# XML Schmemas visualisieren - automatisiert mit Maven



## pocketom (31. Aug 2009)

Hi,

kennt einer von Euch eine Möglichkeit wie man XML Schemas automatisch visualisieren kann, z.B. in Maven eingebunden (Ant geht auch)? Ich habe mir den Xm Modeller heruntergeladen, damit kann man XML Schemas in UML Diagramme umwandeln und Klassendiagramme (Dynagrams) erzeugen lassen. Die sehen ganz gut aus.

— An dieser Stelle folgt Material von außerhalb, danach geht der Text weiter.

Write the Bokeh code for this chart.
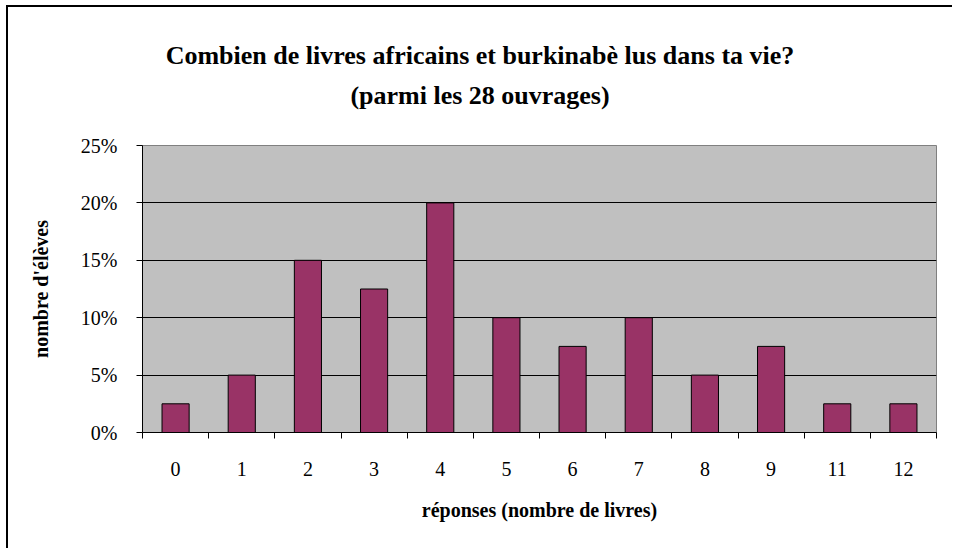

Nun möchte ich sowas in mein Maven Projekt integrieren. Im Moment entwerfe ich meine Schemas in Eclipse, generiere Java Klassen mit JAXB2 und deploye ein Maven Artifact auf unserem Repository Server (Artifactory) und lasse Maven die xsd Files auf unseren Webserver droppen. Um das ganze perfekt abzurunden fehlt nun nur noch die automatische Visualisierung der Schemas und Einbindung in die Project Reports. Wenn das ginge wäre es wirklich perfekt!


----------



## velaluka (31. Aug 2009)

Hallo pocketom,
wollte wir auchmal in den Build Prozess einbauen, ist dann aber irgendwie nie passiert:noe:
Aber den Bookmark den gibts noch...
xmlschematograp/ Wenns damit klappt würde ich mich über ein Feedback sehr freuen, zur Zeit hätte ich nämlich die Zeit sowas nochmal einzubauen
Ciao velaluka


----------



## pocketom (31. Aug 2009)

Danke für den Tip, ich werds heute Abend gleich mal ausprobieren.

Habe noch das hier gefunden: 

modello

Soll angeblich auch XML Doku erzeugen können (XDoc?) aber keine Ahnung ob das was grafisches ist...


----------



## pocketom (20. Okt 2009)

Ok, bin dazu gekommen das schematoraph auszuprobieren. Leider ist der Output sehr dürftig. Das Ding hat alle 250 Klassen auf eine Seite geklatscht... Sieht aus wie der Konstruktionsplan einer Atombombe aber nicht wie ein Datenstrukturvisualisierung...


----------